While this may be true, sympathy for the cellular operators is waning, given their own track record. Cellular operators have always exploited the fact that private entry not mean state withdrawal or absence, but was to be accompanied by state protection (of private oligopoly, through restricted entry) and state regulation of the nature of services provided and levels of tariffs charged. Their strategy has been to win entry by making irrational bids that render the business unviable, protect their oligopolistic position by lobbying the state against permitting new entrants, and improve their viability by initially charging exorbitant tariffs and subsequently forcing the government to drop the license fee regime and allow operators to migrate to a revenue-sharing principle. In short, profiteering based on government protection was at the core of their business plan.

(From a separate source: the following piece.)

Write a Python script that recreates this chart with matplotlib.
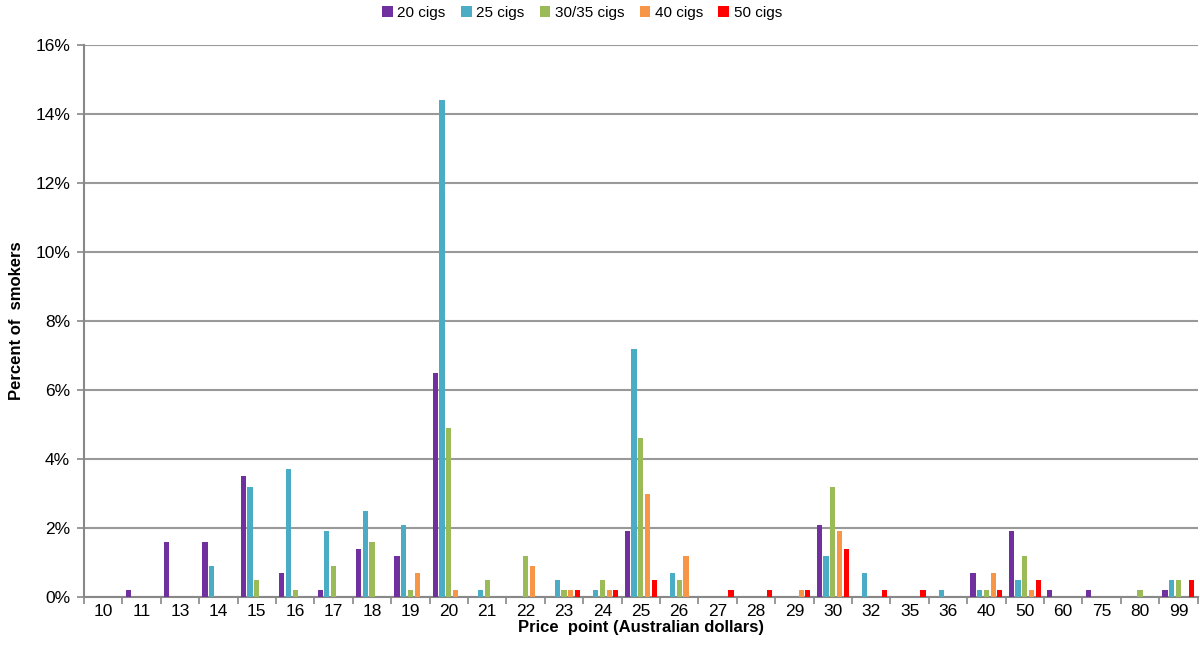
import matplotlib
matplotlib.use("Agg")
import matplotlib.pyplot as plt
import numpy as np
from matplotlib.ticker import FuncFormatter, FixedLocator

plt.rcParams["font.family"] = ["Liberation Sans", "DejaVu Sans"]

price_points = ["10", "11", "13", "14", "15", "16", "17", "18", "19", "20",
                "21", "22", "23", "24", "25", "26", "27", "28", "29", "30",
                "32", "35", "36", "40", "50", "60", "75", "80", "99"]

# percent of smokers per pack size
cigs_20 = [0, 0.2, 1.6, 1.6, 3.5, 0.7, 0.2, 1.4, 1.2, 6.5,
           0, 0, 0, 0, 1.9, 0, 0, 0, 0, 2.1,
           0, 0, 0, 0.7, 1.9, 0.2, 0.2, 0, 0.2]
cigs_25 = [0, 0, 0, 0.9, 3.2, 3.7, 1.9, 2.5, 2.1, 14.4,
           0.2, 0, 0.5, 0.2, 7.2, 0.7, 0, 0, 0, 1.2,
           0.7, 0, 0.2, 0.2, 0.5, 0, 0, 0, 0.5]
cigs_30_35 = [0, 0, 0, 0, 0.5, 0.2, 0.9, 1.6, 0.2, 4.9,
              0.5, 1.2, 0.2, 0.5, 4.6, 0.5, 0, 0, 0, 3.2,
              0, 0, 0, 0.2, 1.2, 0, 0, 0.2, 0.5]
cigs_40 = [0, 0, 0, 0, 0, 0, 0, 0, 0.7, 0.2,
           0, 0.9, 0.2, 0.2, 3.0, 1.2, 0, 0, 0.2, 1.9,
           0, 0, 0, 0.7, 0.2, 0, 0, 0, 0]
cigs_50 = [0, 0, 0, 0, 0, 0, 0, 0, 0, 0,
           0, 0, 0.2, 0.2, 0.5, 0, 0.2, 0.2, 0.2, 1.4,
           0.2, 0.2, 0, 0.2, 0.5, 0, 0, 0, 0.5]

series = [
    ("20 cigs", cigs_20, "#7030A0"),
    ("25 cigs", cigs_25, "#4BACC6"),
    ("30/35 cigs", cigs_30_35, "#9BBB59"),
    ("40 cigs", cigs_40, "#F79646"),
    ("50 cigs", cigs_50, "#FF0000"),
]

fig = plt.figure(figsize=(12, 6.56), dpi=100)
ax = fig.add_axes([0.07, 0.09, 0.928, 0.841])

x = np.arange(len(price_points))
slot = 0.175
for i, (name, vals, color) in enumerate(series):
    ax.bar(x + (i - 2) * slot, vals, width=0.135, color=color, label=name, zorder=3)

ax.set_xlim(-0.5, len(price_points) - 0.5)
ax.set_ylim(0, 16)
ax.set_yticks(np.arange(0, 17, 2))
ax.yaxis.set_major_formatter(FuncFormatter(lambda v, _: f"{v:.0f}%"))
ax.grid(axis="y", color="#999999", linewidth=1.5, zorder=0)

ax.set_xticks(x)
ax.set_xticklabels(price_points)
ax.xaxis.set_minor_locator(FixedLocator(np.arange(-0.5, len(price_points), 1)))
ax.tick_params(axis="x", which="major", length=0, labelsize=12.5, pad=5)
ax.tick_params(axis="x", which="minor", length=5, color="#888888", width=1.2)
ax.tick_params(axis="y", length=5, color="#888888", width=1.2, labelsize=12.5,
               direction="out", pad=5)

for side in ["top", "right"]:
    ax.spines[side].set_visible(False)
for side in ["left", "bottom"]:
    ax.spines[side].set_color("#888888")
    ax.spines[side].set_linewidth(1.5)

ax.set_xlabel("Price  point (Australian dollars)", fontsize=12, fontweight="bold", labelpad=1)
ax.set_ylabel("Percent of  smokers", fontsize=12, fontweight="bold", labelpad=8)

fig.legend(loc="upper center", bbox_to_anchor=(0.485, 1.012), ncol=5, frameon=False,
           fontsize=11, handlelength=0.7, handleheight=0.7, handletextpad=0.3,
           columnspacing=1.0)

plt.savefig("out.png", dpi=100)
plt.close()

Unfortunately for them, pressured from different sides and by circumstances, the government has over time not only permitted the original public sector units to serve as a third operator in each circle but provided for a fourth private operator as well. Now it has permitted basic providers to turn into cellular operators. This has increased competition quite irreversibly, given the fact that the decision was backed by the TRAI, the TDSAT and the Group of Ministers on Telecom, before being approved by the cabinet. The cellular operators seem to have no option but to resign themselves to the new competitive environment, despite their threat of turning to the Supreme Court once again. A major restructuring of the industry is inevitable. This will possibly be good for competition and for the consumers. But the objective of universal service provision is unlikely to be served.